On December 16, the Mexican Congress and the majority of the
states' legislatures approved a bill reforming the energy legal
framework (the "Energy Bill"). The Energy Bill represents
one of the major changes in the sector and is a huge step forward
toward the expansion and modernization of the industry and the
creation of important investment opportunities.
The Energy Bill modifies Articles 25, 27, and 28 of the Mexican Constitution for the purpose of allowing private participation in Mexico's electricity industry. Although the constitutional amendments do not actually privatize the Federal Electricity Commission ("CFE"), the bill primarily allows private participation in the generation and commercialization of electric power.

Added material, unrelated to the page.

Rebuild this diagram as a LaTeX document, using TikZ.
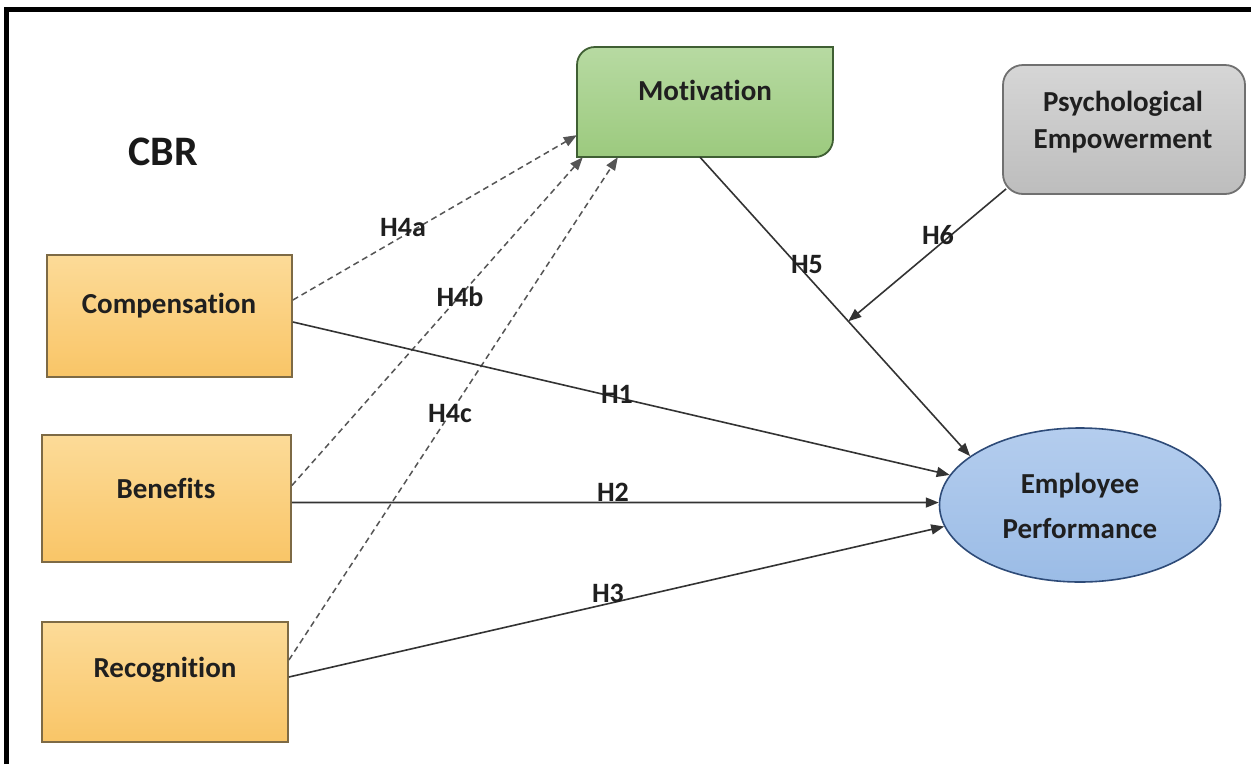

The Energy Bill sets forth four main points: (i) reduction of electricity costs; (ii) organization of a national electrical system based on technical and economic principles; (iii) promotion of the electric energy sector based on joint participation by CFE and the private sector in the generation and sale of electric power to the public, and (iv) strengthening of the state regulatory authority with respect to development of the electric energy sector and the imposition of interconnection obligations, tariffs, universal service, and electrification on its participants. The proposal establishes that:
" Private party participation in the generation and commercialization of electric power for the public will be allowed. Currently, the private sector generates electric power only under self-consumption structures, and CFE is the only company engaged in the generation and sale of electric power for the public. With the proposed changes, this restriction is eliminated and private entities will be allowed to generate and distribute electric power to the public.
" The Mexican government will maintain the exclusivity of the national electric transmission system, ensuring access for all electric power producers.
Although the proposal suggests amendments only to Articles 25, 27, and 28 of the Mexican Constitution, these amendments represent a fundamental shift in the approach to the development and use of Mexico's abundant natural resources.
The amendments, while fundamental, are only the first step in the process, since the Mexican Congress will have to reflect such constitutional changes through the secondary laws, which shall be approved in a period not exceeding 120 days after the constitutional modifications are in force.
The secondary laws will establish the formalities and terms CFE will need to apply in order to convert into a productive governmental company, in accordance with those terms and formalities.
The Energy Regulatory Commission ("Comisión Reguladora de Energía") will be entitled to grant permits, authorizations, and concessions for the generation and distribution of electric energy generated by private parties. In addition, it will be granted constitutional autonomy and will have 120 days to appoint its commissioners, which would be elected by a proposal of three candidates proposed by the President and considered by the Senate.
During the 12 months after approval of the secondary laws, the President will be required to incorporate the National Center of Energy Control ("Centro Nacional de Control de Energía" or "Cenace") as a decentralized entity, since it currently is an entity under CFE structure overseeing the electricity dispatch in Mexico. This center will be tasked with the management of the national electric grid, operating the wholesale electricity market to provide open and nondiscriminatory access to the national transmission grid and public distribution.